Romanian actor and head of the Jewish State Theatre in Bucharest, Maia Morgenstern, has received a death threat and antisemitic abuse in a scandal that has caused national and international outrage.

On 27 March, the actor, whose most famous role is Mary in Mel Gibson’s 2004 Passions of Christ, posted screenshots of an email she received on several addresses at the Jewish State Theatre, which included death threats to Morgenstern and other actors, and explicit references to the Holocaust. “I intend to throw her into a gas chamber,” the letter said. The post later disappeared from Morgenstern’s Facebook wall.

Two days later, following outrage and messages of solidarity from cultural and political figures, Romanian prosecutors announced that the police had arrested the sender of the message. In the signature, the 25-year-old culprit wrote that the letter came from AUR, Romania’s young nationalist party, which has gained nine per cent of votes in recent parliamentary elections last December. The head of the party, George Simion, however, dissociated from the letter, saying it was “a degrading anti-semitic attack”.

In response to the letter, the Jewish State Theatre streamed their performance A Lesson of Good Manners online for free on 30 March.

The Theatre Union in Romania expressed their solidarity with Morgenstern and the Jewish State Theatre, saying “any form of racism is intolerable” and that the message “cannot remain without penal consequences on its author”.
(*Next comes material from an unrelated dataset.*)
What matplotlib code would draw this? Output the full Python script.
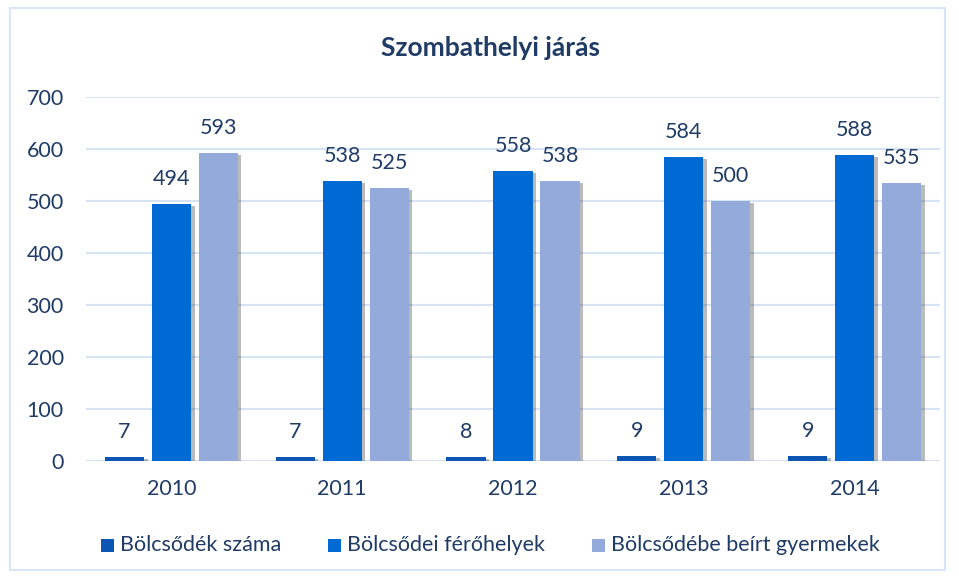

“As writers who know what the force of words mean, we condemn the horrific threat sent to the great actor,” PEN Romania wrote. “The eras of ideological barbarism of the previous century started with such criminal constructions of words that stigmatised races and classes,” they added.

The letter came days after someone told Morgenstern an antisemitic “joke” just before an official event at the city hall, on 18 March. “No one seemed bothered,” the actor wrote. “I can’t accept this. It is grave. It is ugly. I am hurt.”

Thousands of artists and fans expressed their solidarity with Morgenstern following both events. Some compared the episodes with the rise of antisemitism during the 1930s and 1940s in Romania. During the Second World War, Romania massacred 400,000 Jews, a part of history that remains under discussed today and barely taught in schools. Before the war, the country was home to about 750,000 Jews; according to the latest census, only around 4,000 Jewish people are left in Romania.